Drainage tubes are often inserted into the chest cavity if there is a buildup of air or fluid. This can occur because of disease or a reaction to medical procedures. If not already designed to fit in one direction, the valve needs to be inserted correctly to relieve the pressure in the chest. These devices are typically used in respiratory medicine as part of emergency treatment, or can be in place for long durations. Some hospital patients are sent home with tubes, complete with a flutter valve, in place for treatment outside the facility.

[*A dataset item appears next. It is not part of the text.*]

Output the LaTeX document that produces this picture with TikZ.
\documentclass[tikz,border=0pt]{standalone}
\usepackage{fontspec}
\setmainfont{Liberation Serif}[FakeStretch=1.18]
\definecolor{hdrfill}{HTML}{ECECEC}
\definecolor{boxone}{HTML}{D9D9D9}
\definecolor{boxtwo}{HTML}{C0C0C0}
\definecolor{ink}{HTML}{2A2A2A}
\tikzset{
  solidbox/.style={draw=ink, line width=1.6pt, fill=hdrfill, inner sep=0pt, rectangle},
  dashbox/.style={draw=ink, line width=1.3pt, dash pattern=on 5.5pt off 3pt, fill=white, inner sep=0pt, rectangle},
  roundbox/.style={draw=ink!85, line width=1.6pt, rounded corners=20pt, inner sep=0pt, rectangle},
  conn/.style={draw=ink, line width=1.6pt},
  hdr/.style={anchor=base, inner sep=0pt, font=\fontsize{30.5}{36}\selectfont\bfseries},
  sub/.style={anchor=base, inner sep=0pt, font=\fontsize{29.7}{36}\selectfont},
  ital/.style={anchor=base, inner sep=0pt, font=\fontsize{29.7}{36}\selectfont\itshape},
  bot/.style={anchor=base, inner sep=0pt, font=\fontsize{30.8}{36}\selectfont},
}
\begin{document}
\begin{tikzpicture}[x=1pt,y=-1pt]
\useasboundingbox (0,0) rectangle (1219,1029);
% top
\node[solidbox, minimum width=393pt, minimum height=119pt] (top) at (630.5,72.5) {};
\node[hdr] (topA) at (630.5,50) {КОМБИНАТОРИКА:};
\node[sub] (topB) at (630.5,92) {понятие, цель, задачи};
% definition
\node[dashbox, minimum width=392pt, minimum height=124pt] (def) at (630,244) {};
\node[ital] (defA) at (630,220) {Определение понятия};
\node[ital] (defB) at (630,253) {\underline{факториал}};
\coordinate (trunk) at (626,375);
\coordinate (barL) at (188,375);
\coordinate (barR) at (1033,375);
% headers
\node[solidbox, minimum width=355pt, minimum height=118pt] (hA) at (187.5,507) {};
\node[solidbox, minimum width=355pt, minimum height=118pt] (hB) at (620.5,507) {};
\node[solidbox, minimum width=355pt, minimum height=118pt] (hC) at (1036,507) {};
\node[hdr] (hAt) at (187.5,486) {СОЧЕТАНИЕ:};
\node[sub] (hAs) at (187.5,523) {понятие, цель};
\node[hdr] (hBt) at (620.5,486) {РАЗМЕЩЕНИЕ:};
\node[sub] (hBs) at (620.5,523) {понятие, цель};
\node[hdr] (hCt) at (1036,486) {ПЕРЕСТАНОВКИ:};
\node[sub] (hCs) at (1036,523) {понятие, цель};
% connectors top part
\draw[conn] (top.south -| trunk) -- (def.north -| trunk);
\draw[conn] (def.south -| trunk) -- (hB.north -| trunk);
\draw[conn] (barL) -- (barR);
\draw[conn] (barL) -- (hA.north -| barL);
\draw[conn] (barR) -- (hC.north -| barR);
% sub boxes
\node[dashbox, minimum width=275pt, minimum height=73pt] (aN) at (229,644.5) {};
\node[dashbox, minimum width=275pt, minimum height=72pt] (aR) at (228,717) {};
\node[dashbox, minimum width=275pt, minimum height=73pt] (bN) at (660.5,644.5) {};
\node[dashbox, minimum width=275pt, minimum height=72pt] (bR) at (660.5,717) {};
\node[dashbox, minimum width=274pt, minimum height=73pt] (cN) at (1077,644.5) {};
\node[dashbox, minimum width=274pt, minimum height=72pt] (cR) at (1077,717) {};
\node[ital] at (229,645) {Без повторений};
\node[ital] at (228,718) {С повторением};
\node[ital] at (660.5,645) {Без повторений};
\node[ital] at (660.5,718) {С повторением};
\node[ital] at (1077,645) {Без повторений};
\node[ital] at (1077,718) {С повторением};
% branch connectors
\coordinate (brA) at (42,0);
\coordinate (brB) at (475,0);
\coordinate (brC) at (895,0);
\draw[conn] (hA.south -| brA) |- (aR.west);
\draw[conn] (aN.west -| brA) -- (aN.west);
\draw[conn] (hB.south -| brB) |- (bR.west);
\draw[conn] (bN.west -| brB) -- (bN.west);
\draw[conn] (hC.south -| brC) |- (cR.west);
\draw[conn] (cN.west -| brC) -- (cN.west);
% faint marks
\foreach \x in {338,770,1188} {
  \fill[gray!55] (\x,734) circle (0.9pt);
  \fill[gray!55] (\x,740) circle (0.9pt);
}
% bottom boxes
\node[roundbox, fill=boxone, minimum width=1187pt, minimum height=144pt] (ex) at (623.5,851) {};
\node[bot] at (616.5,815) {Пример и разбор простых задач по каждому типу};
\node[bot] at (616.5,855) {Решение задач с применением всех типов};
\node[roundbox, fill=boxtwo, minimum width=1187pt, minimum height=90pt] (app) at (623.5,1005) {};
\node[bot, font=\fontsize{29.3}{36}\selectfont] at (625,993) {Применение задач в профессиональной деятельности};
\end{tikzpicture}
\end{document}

When used over long periods of time, a Heimlich valve should frequently be taken apart and cleaned. Infections can occur if the valve gets dirty, and the site usually has to be checked for leakage of air or fluid around the tube. Such treatments and therapy are sometimes used to treat obstructive conditions of the lungs and have been used in cystic fibrosis patients.

A flutter valve can clog, and this should generally be looked for in anyone with the device. If a chest tube is blocked, a person can experience pneumothorax, or develop pockets of air or liquid under the skin. Fluid drainage is often a problem with a flutter device, and some patients and physicians seek other methods of drainage if they are available.

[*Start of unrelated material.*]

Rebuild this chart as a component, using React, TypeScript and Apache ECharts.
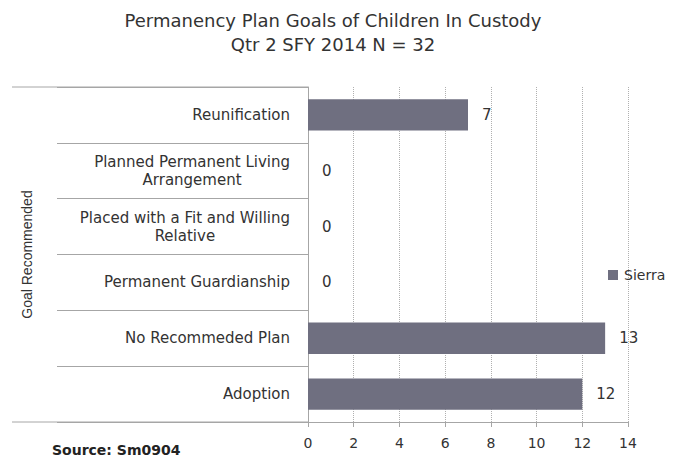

Some flutter valves are built into portable devices that are designed to be exhaled through. The valve in the cylinder is usually cone-shaped, and there is a ball within the valve as well. Vibration of respiratory system airways results during exhalation, which can loosen mucus. The device can also help pressurize the bronchial tubes so air does not get trapped, as well as force air to speed up on the way out of the lungs, so mucus can be pushed upward.